I began reading Dorothy Sayers about thirty years ago. Maybe even a little longer, actually, when I was around eleven or twelve. I started reading detective fiction with an alarming Agatha Christie binge and some of those Alfred Hitchcock story collections and some Josephine Tey, and then I ran across Dorothy Sayers and it was all over: I had found my ideal mystery author.
I read them all many times as an adolescent (Sayers is an author who rewards re-reading), but over the years I’ve gravitated to the books with Harriet Vane in them, and it has been years — I don’t know how many years — since I’ve read any of the others. When I recently had an irresistible impulse to read one of these mysteries, I found I hardly remembered what Clouds of Witness was about. Re-reading it was a perfect combination of surprise and deep familiarity.
I won’t go into the complicated plot here, in which Lord Peter’s brother Gerald is tried for the murder of Denis Cathcart and in which he also suspects his sister Lady Mary may have been involved in the shooting of the man, who was her fiancé. I will just dwell for a few minutes on some of the things I noticed on this reading.
This is a thoroughly postwar novel. It is made very clear indeed that detection is Lord Peter’s salvation from “nerves,” which is a euphemism for shell-shock, and that thousands more like him are not so lucky. Part of the reason Denis Cathcart is in such a bad way is that he was financially ruined by the war. Lady Mary was in the VAD, and got in with (what her family considers) bad company; she hasn’t gotten quite right from her war ever since. Mental, economic, moral, personal, and social breakdown are everywhere here. The only benefit the war has conferred is Bunter, who is quite literally Lord Peter’s lifeline at one stage in the novel: he pulls him out of the Yorkshire bog as he may once have pulled him out of the bombed trenches. But the everyday provision of toast and warmth and joy is just as much a lifeline, in its own way. It is an understated relationship, but not an unstated one.
This is a novel about family breakdown. Lord Peter clearly doesn’t know his siblings well, and they don’t know or appreciate him either. Gerald is cheating on his wife. We never even see “Pickled Gherkins” (until Gaudy Night, oh Lord.) Gerald couldn’t possibly be less grateful for Lord Peter’s efforts in the way of detection, though it keeps him from being hanged, and Lady Mary is initially also furious with the sleuthing and the impenetrable babble. The only other family we see — the Grimethorpes — is more dysfunctional still. Is this an outcome of the war, as well?

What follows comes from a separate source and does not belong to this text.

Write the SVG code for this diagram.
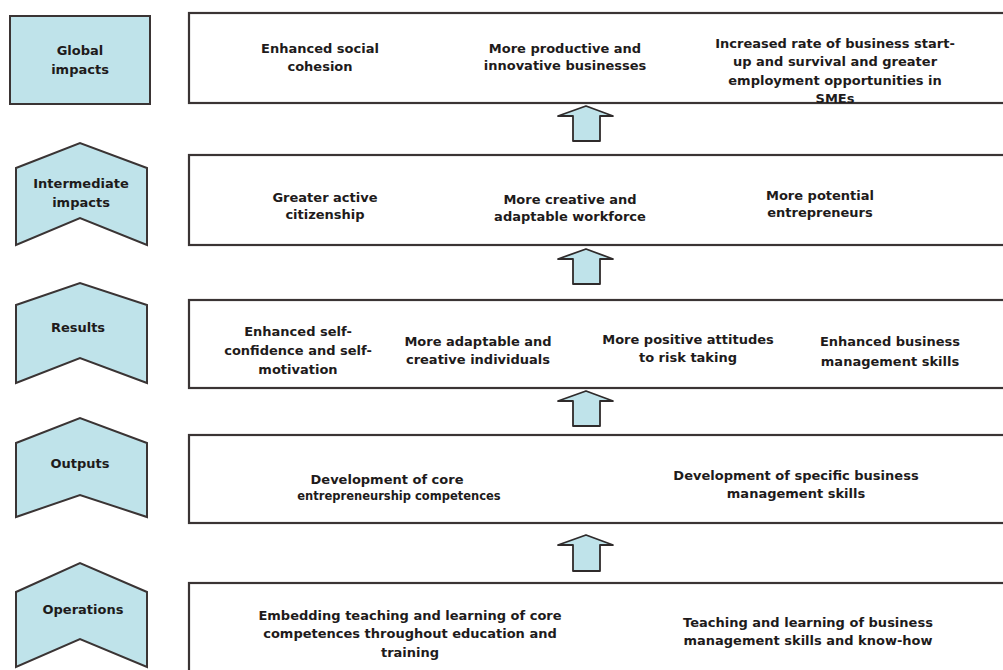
<svg xmlns="http://www.w3.org/2000/svg" width="1003" height="670" viewBox="0 0 1003 670">
<style>
  .lbl{fill:#bfe3ea;stroke:#3a3434;stroke-width:2;stroke-linejoin:miter}
  .box{fill:#ffffff;stroke:#3a3434;stroke-width:2.2}
  .arr{fill:#bfe3ea;stroke:#2f2b2b;stroke-width:1.8;stroke-linejoin:round}
  text{font-family:"DejaVu Sans","Liberation Sans",sans-serif;font-weight:bold;font-size:13px;fill:#1e1b1b;text-anchor:middle}
  .sm{font-size:11.5px}
</style>
<rect width="1003" height="670" fill="#ffffff"/>

<g id="label-global">
  <rect class="lbl" x="10" y="16" width="140" height="88"/>
  <text x="80" y="55">Global</text>
  <text x="80" y="74">impacts</text>
</g>
<g id="label-intermediate">
  <path class="lbl" d="M16,168 L80,143 L147,168 L147,245 L80,218 L16,245 Z"/>
  <text x="81" y="188">Intermediate</text>
  <text x="81" y="207">impacts</text>
</g>
<g id="label-results">
  <path class="lbl" d="M16,305 L80,283 L147,305 L147,383 L80,358 L16,383 Z"/>
  <text x="78" y="332">Results</text>
</g>
<g id="label-outputs">
  <path class="lbl" d="M16,443 L80,418 L147,443 L147,517 L80,495 L16,517 Z"/>
  <text x="80" y="468">Outputs</text>
</g>
<g id="label-operations">
  <path class="lbl" d="M16,592 L80,563 L147,592 L147,667 L80,639 L16,667 Z"/>
  <text x="83" y="614">Operations</text>
</g>

<g id="row-global">
  <rect class="box" x="189" y="13" width="830" height="90"/>
  <text x="320" y="53">Enhanced social</text>
  <text x="320" y="71">cohesion</text>
  <text x="565" y="53">More productive and</text>
  <text x="565" y="70">innovative businesses</text>
  <text x="835" y="48">Increased rate of business start-</text>
  <text x="835" y="66">up and survival and greater</text>
  <text x="835" y="85">employment opportunities in</text>
  <text x="835" y="103">SMEs</text>
</g>
<g id="row-intermediate">
  <rect class="box" x="189" y="155" width="830" height="90"/>
  <text x="325" y="202">Greater active</text>
  <text x="325" y="219">citizenship</text>
  <text x="570" y="204">More creative and</text>
  <text x="570" y="221">adaptable workforce</text>
  <text x="820" y="200">More potential</text>
  <text x="820" y="217">entrepreneurs</text>
</g>
<g id="row-results">
  <rect class="box" x="189" y="300" width="830" height="88"/>
  <text x="298" y="336">Enhanced self-</text>
  <text x="298" y="355">confidence and self-</text>
  <text x="298" y="374">motivation</text>
  <text x="478" y="346">More adaptable and</text>
  <text x="478" y="364">creative individuals</text>
  <text x="688" y="344">More positive attitudes</text>
  <text x="688" y="362">to risk taking</text>
  <text x="890" y="346">Enhanced business</text>
  <text x="890" y="366">management skills</text>
</g>
<g id="row-outputs">
  <rect class="box" x="189" y="435" width="830" height="88"/>
  <text x="387" y="484">Development of core</text>
  <text class="sm" x="399" y="500">entrepreneurship competences</text>
  <text x="796" y="480">Development of specific business</text>
  <text x="796" y="498">management skills</text>
</g>
<g id="row-operations">
  <rect class="box" x="189" y="583" width="830" height="100"/>
  <text x="410" y="620">Embedding teaching and learning of core</text>
  <text x="410" y="638">competences throughout education and</text>
  <text x="410" y="657">training</text>
  <text x="808" y="627">Teaching and learning of business</text>
  <text x="808" y="645">management skills and know-how</text>
</g>

<g id="connectors">
  <path class="arr" d="M558,116 L586,106 L613,116 L600,116 L600,141 L573,141 L573,116 Z"/>
  <path class="arr" d="M558,259 L586,249 L613,259 L600,259 L600,284 L573,284 L573,259 Z"/>
  <path class="arr" d="M558,401 L586,391 L613,401 L600,401 L600,426 L573,426 L573,401 Z"/>
  <path class="arr" d="M558,545 L586,535 L613,545 L600,545 L600,571 L573,571 L573,545 Z"/>
</g>
</svg>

Sayers’s treatment of domestic abuse here is pretty brutal. We are given convincing evidence that Mr. Grimethorpe is a murderous abuser, essentially waiting eagerly to be triggered by jealousy to kill his wife (and possibly his child), and that the prosecutorial team of the Duke of Denver considers this death unfortunate, but necessary if the witness of Mrs. Grimethorpe will save their client. Perhaps she’ll be better off, anyway. WHAT. I was horrified by this entire part of the plot, and especially by the way Lord Peter kept rhapsodizing about poor Mrs. Grimethorpe’s hair and mouth, and even more especially by the thought that given her situation, Gerald couldn’t keep it in his pants. Come ON, Jerry. We are talking life and death, here!
(I ought to append here the throwaway statement that Denis Cathcart apparently met his mistress when she was seventeen. Ew.)
The interesting thing is that all these issues — post-traumatic stress, abuse, family dysfunction, social and economic chaos — are neatly screened by Lord Peter’s happy stream of chatter, whether it’s literary references, wordplay, the narration of his detection, or just a soft flow of burbling not far afield from his mother, the Duchess’s. It’s easy to be taken in, and to think that this is a light novel about nothing much. It’s 200 pages, and it’s absolutely packed.
I enjoyed reading this more than I’ve enjoyed many a mystery past. Dorothy Sayers, you never let me down.